§ INFORMATION SHOWN:

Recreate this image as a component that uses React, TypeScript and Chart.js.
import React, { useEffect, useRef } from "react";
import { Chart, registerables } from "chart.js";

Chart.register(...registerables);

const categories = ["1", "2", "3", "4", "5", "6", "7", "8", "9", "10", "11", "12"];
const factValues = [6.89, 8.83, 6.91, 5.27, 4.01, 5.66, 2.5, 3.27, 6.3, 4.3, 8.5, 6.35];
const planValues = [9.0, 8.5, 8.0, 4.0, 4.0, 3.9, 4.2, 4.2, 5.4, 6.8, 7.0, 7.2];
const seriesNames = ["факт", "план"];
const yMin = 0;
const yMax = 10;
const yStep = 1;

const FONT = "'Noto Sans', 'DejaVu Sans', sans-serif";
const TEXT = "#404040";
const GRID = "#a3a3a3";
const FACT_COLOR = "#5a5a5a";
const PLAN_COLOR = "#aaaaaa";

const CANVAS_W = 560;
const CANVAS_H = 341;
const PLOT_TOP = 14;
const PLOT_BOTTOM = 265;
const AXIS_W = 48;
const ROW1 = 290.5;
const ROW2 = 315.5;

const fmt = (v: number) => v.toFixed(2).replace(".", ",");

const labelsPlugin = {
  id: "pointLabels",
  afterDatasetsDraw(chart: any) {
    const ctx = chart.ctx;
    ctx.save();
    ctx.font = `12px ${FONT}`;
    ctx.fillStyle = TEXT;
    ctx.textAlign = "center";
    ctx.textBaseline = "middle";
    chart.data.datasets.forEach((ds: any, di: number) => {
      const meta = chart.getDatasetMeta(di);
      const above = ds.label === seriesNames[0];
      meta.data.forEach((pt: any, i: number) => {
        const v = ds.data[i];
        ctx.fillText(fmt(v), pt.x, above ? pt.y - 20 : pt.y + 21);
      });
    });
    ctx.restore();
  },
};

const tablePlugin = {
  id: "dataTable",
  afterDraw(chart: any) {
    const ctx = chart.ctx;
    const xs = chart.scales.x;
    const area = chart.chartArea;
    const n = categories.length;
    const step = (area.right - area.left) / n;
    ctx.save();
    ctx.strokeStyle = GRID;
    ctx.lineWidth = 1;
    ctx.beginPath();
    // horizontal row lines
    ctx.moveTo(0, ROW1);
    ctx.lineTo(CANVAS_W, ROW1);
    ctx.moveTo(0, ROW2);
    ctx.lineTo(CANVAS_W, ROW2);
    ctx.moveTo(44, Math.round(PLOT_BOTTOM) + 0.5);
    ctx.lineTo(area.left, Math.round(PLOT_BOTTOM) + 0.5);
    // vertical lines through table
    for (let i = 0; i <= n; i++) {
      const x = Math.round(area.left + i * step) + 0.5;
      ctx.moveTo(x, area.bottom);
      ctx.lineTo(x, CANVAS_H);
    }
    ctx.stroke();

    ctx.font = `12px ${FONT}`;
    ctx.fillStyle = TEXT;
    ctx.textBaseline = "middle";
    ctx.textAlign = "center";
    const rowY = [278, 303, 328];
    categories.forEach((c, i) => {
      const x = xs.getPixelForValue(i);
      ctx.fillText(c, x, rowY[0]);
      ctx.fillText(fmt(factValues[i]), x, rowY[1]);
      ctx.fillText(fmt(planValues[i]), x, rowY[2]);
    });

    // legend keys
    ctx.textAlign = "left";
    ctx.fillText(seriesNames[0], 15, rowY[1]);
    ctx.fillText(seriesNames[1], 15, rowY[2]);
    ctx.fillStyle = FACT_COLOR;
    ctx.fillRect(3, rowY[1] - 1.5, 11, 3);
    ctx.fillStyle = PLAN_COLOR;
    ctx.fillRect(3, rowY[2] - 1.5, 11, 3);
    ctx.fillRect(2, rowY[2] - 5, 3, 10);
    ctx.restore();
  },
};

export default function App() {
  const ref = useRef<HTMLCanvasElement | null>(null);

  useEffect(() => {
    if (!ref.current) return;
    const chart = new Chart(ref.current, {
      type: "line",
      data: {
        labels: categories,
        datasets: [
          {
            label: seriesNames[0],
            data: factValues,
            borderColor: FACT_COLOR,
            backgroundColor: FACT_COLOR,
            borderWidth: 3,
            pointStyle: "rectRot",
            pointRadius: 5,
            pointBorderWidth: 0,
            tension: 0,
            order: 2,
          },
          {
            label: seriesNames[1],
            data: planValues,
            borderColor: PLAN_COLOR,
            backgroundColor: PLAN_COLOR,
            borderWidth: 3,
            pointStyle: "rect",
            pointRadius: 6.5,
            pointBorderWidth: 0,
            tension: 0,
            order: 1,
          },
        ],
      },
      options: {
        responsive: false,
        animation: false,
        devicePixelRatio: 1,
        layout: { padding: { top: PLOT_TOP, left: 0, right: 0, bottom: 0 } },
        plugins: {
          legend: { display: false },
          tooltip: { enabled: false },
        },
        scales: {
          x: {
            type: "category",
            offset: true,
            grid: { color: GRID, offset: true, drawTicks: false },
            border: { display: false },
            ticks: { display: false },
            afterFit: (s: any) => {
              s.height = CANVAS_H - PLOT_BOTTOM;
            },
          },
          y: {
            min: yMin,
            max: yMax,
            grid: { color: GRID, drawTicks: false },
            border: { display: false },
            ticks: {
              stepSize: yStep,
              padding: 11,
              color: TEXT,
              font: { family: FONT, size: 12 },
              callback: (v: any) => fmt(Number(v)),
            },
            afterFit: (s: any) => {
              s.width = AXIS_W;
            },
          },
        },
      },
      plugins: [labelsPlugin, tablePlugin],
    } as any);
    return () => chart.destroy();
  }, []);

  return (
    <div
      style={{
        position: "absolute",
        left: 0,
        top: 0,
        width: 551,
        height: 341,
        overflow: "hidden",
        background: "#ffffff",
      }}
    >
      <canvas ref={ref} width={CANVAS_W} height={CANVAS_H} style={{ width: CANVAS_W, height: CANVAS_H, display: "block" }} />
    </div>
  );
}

§ PROBLEM TO WORK ON:
Please reproduce exactly the lines above, beginning with the first and ending with the line that contains "const fmt = (v: number)", and include nothing outside that range.

§ OUTPUT OF THE TASK:
Recreate this image as a component that uses React, TypeScript and Chart.js.
import React, { useEffect, useRef } from "react";
import { Chart, registerables } from "chart.js";

Chart.register(...registerables);

const categories = ["1", "2", "3", "4", "5", "6", "7", "8", "9", "10", "11", "12"];
const factValues = [6.89, 8.83, 6.91, 5.27, 4.01, 5.66, 2.5, 3.27, 6.3, 4.3, 8.5, 6.35];
const planValues = [9.0, 8.5, 8.0, 4.0, 4.0, 3.9, 4.2, 4.2, 5.4, 6.8, 7.0, 7.2];
const seriesNames = ["факт", "план"];
const yMin = 0;
const yMax = 10;
const yStep = 1;

const FONT = "'Noto Sans', 'DejaVu Sans', sans-serif";
const TEXT = "#404040";
const GRID = "#a3a3a3";
const FACT_COLOR = "#5a5a5a";
const PLAN_COLOR = "#aaaaaa";

const CANVAS_W = 560;
const CANVAS_H = 341;
const PLOT_TOP = 14;
const PLOT_BOTTOM = 265;
const AXIS_W = 48;
const ROW1 = 290.5;
const ROW2 = 315.5;

const fmt = (v: number) => v.toFixed(2).replace(".", ",");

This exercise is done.